## DATA LINES
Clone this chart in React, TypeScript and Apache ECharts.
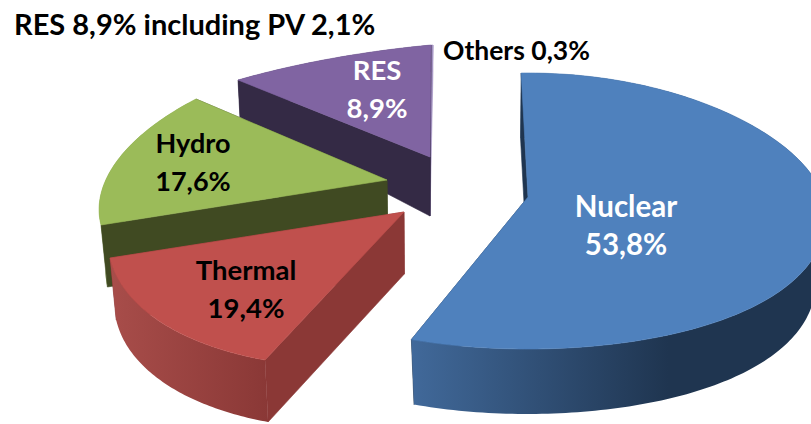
import React, { useEffect, useRef } from "react";
import * as echarts from "echarts";

const titleText = "RES 8,9% including PV 2,1%";
const categories = ["Nuclear", "Thermal", "Hydro", "RES", "Others"];
const shares = [53.8, 19.4, 17.6, 8.9, 0.3];

type Pt = [number, number];
const FONT = "Lato, Carlito, 'Open Sans', sans-serif";

// Layout of the tilted, exploded slices (projection frames; the angles come from the shares).
const sliceLayout: any[] = [
  {
    apex: [528, 197] as Pt, ellipse: { A: 295, p: 0.13, up: 124, down: 152, rot: -1.5, stretch: 1.042 },
    depth: [65, 65], dy: [0, 400], kx: 0.03, pivot: 500,
    top: "#4f81bd", cut: "#1f3550", wall: [[0, "#41699a"], [0.62, "#1f3550"], [1, "#1f3550"]],
  },
  {
    apex: [404, 212] as Pt, from: [265, 360] as Pt, to: [110, 258] as Pt, squash: 0.79,
    depth: [62, 62], dy: [0, 400], kx: 0.02, pivot: 420,
    top: "#c0504d", cut: "#8b3836", wall: [[0, "#a84d4a"], [1, "#8a3836"]],
  },
  {
    apex: [387, 180] as Pt, from: [101, 225] as Pt, to: [196, 99] as Pt, squash: 0.87,
    depth: [62, 62], dy: [0, 400], kx: 0.02, pivot: 420,
    top: "#9bbb59", cut: "#404a22", wall: [[0, "#7f9a48"], [1, "#7f9a48"]],
  },
  {
    apex: [430, 157] as Pt, from: [238, 80] as Pt, to: [431, 45] as Pt, squash: 1,
    depth: [37, 59], dy: [80, 157], kx: 0.01, pivot: 430,
    top: "#8064a2", cut: "#342a45", wall: [[0, "#342a45"], [1, "#342a45"]],
  },
  {
    apex: [430, 157] as Pt, from: [431, 45] as Pt, to: [433, 45] as Pt, squash: 1,
    depth: [37, 59], dy: [80, 157], kx: 0.01, pivot: 430,
    top: "#a696c4", cut: "#a696c4", wall: [[0, "#a696c4"], [1, "#a696c4"]],
  },
];

const labelLayout = [
  { x: 626, y: 224, color: "#ffffff", size: 29.5 },
  { x: 246, y: 288, color: "#000000", size: 27.5 },
  { x: 193, y: 161, color: "#000000", size: 27 },
  { x: 377, y: 88, color: "#ffffff", size: 27.5 },
];

const fmt = (v: number) => v.toFixed(1).replace(".", ",") + "%";
const rad = (d: number) => (d * Math.PI) / 180;

const cumulative: number[] = [];
shares.reduce((sum, v, i) => {
  cumulative[i] = sum;
  return sum + v;
}, 0);
const total = shares.reduce((a, b) => a + b, 0);
const startAngle = (i: number) => (cumulative[i] / total) * 360;
const endAngle = (i: number) => ((cumulative[i] + shares[i]) / total) * 360;

function frameFor(i: number): (deg: number) => Pt {
  const L = sliceLayout[i];
  if (L.ellipse) {
    const e = L.ellipse;
    return (deg) => {
      const t = rad(e.rot + deg * e.stretch);
      const u = Math.sin(t);
      const v = -Math.cos(t);
      return [L.apex[0] + (e.A * u) / (1 - e.p * v), L.apex[1] + v * (v < 0 ? e.up : e.down)];
    };
  }
  const d0 = startAngle(i);
  const d1 = endAngle(i);
  const mid = (d0 + d1) / 2;
  const warp = (deg: number) => rad(mid + (deg - mid) * L.squash);
  const a = warp(d0);
  const b = warp(d1);
  const c1 = Math.cos(a), s1 = Math.sin(a), c2 = Math.cos(b), s2 = Math.sin(b);
  const det = c1 * s2 - c2 * s1;
  const p1 = [L.from[0] - L.apex[0], L.from[1] - L.apex[1]];
  const p2 = [L.to[0] - L.apex[0], L.to[1] - L.apex[1]];
  const up = [(p1[0] * s2 - p2[0] * s1) / det, (p1[1] * s2 - p2[1] * s1) / det];
  const right = [(c1 * p2[0] - c2 * p1[0]) / det, (c1 * p2[1] - c2 * p1[1]) / det];
  return (deg) => {
    const t = warp(deg);
    return [
      L.apex[0] + up[0] * Math.cos(t) + right[0] * Math.sin(t),
      L.apex[1] + up[1] * Math.cos(t) + right[1] * Math.sin(t),
    ];
  };
}

function renderSlice(params: any) {
  const i = shares.length - 1 - params.dataIndex;
  const L = sliceLayout[i];
  const P = frameFor(i);
  const a0 = startAngle(i);
  const a1 = endAngle(i);
  const steps = Math.max(4, Math.ceil(a1 - a0));
  const arc: Pt[] = [];
  for (let s = 0; s <= steps; s++) arc.push(P(a0 + ((a1 - a0) * s) / steps));
  const below = (q: Pt): Pt => {
    const f = (q[1] - L.dy[0]) / (L.dy[1] - L.dy[0]);
    return [q[0] + (L.pivot - q[0]) * L.kx, q[1] + L.depth[0] + (L.depth[1] - L.depth[0]) * f];
  };
  const apex: Pt = L.apex;
  const first = arc[0];
  const last = arc[arc.length - 1];
  const poly = (points: Pt[], fill: any, stroke?: string) => ({
    type: "polygon",
    shape: { points },
    style: { fill, stroke: stroke || "none", lineWidth: stroke ? 0.6 : 0 },
  });
  const wallFill = new echarts.graphic.LinearGradient(
    0, 0, 1, 0,
    L.wall.map((s: any) => ({ offset: s[0], color: s[1] }))
  );
  return {
    type: "group",
    children: [
      poly([apex, last, below(last), below(apex)], L.cut, L.cut),
      poly([...arc, ...arc.slice().reverse().map(below)], wallFill),
      poly([apex, first, below(first), below(apex)], L.cut, L.cut),
      poly([apex, ...arc], L.top, L.top),
    ],
  };
}

export default function App() {
  const ref = useRef<HTMLDivElement>(null);
  useEffect(() => {
    document.body.style.margin = "0";
    const chart = echarts.init(ref.current!, null, { renderer: "svg" });
    const bold = { fontFamily: FONT, fontWeight: 700 };
    const labels = labelLayout.map((l, i) => ({
      type: "text",
      x: l.x,
      y: l.y,
      z: 10,
      style: {
        text: `${categories[i]}\n${fmt(shares[i])}`,
        fill: l.color,
        lineHeight: 38,
        align: "center",
        verticalAlign: "middle",
        ...bold,
        fontSize: l.size,
      },
    }));
    chart.setOption({
      animation: false,
      backgroundColor: "#ffffff",
      series: [
        {
          type: "custom",
          coordinateSystem: "none",
          silent: true,
          data: categories.map((name, i) => ({ name, value: shares[i] })).reverse(),
          renderItem: renderSlice,
        },
      ],
      graphic: [
        ...labels,
        {
          type: "text",
          x: 14,
          y: 23,
          z: 10,
          style: { text: titleText, fill: "#000", align: "left", verticalAlign: "middle", ...bold, fontSize: 29 },
        },
        {
          type: "text",
          x: 443,
          y: 50,
          z: 10,
          style: {
            text: `${categories[4]} ${fmt(shares[4])}`,
            fill: "#000",
            align: "left",
            verticalAlign: "middle",
            ...bold,
            fontSize: 26.5,
          },
        },
      ],
    });
    return () => chart.dispose();
  }, []);
  return <div ref={ref} style={{ width: 811, height: 424 }} />;
}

## WHAT THIS TASK INVOLVES
Pick out every line above that holds the word "React" and copy it.

## RIGHT ANSWER
Clone this chart in React, TypeScript and Apache ECharts.
import React, { useEffect, useRef } from "react";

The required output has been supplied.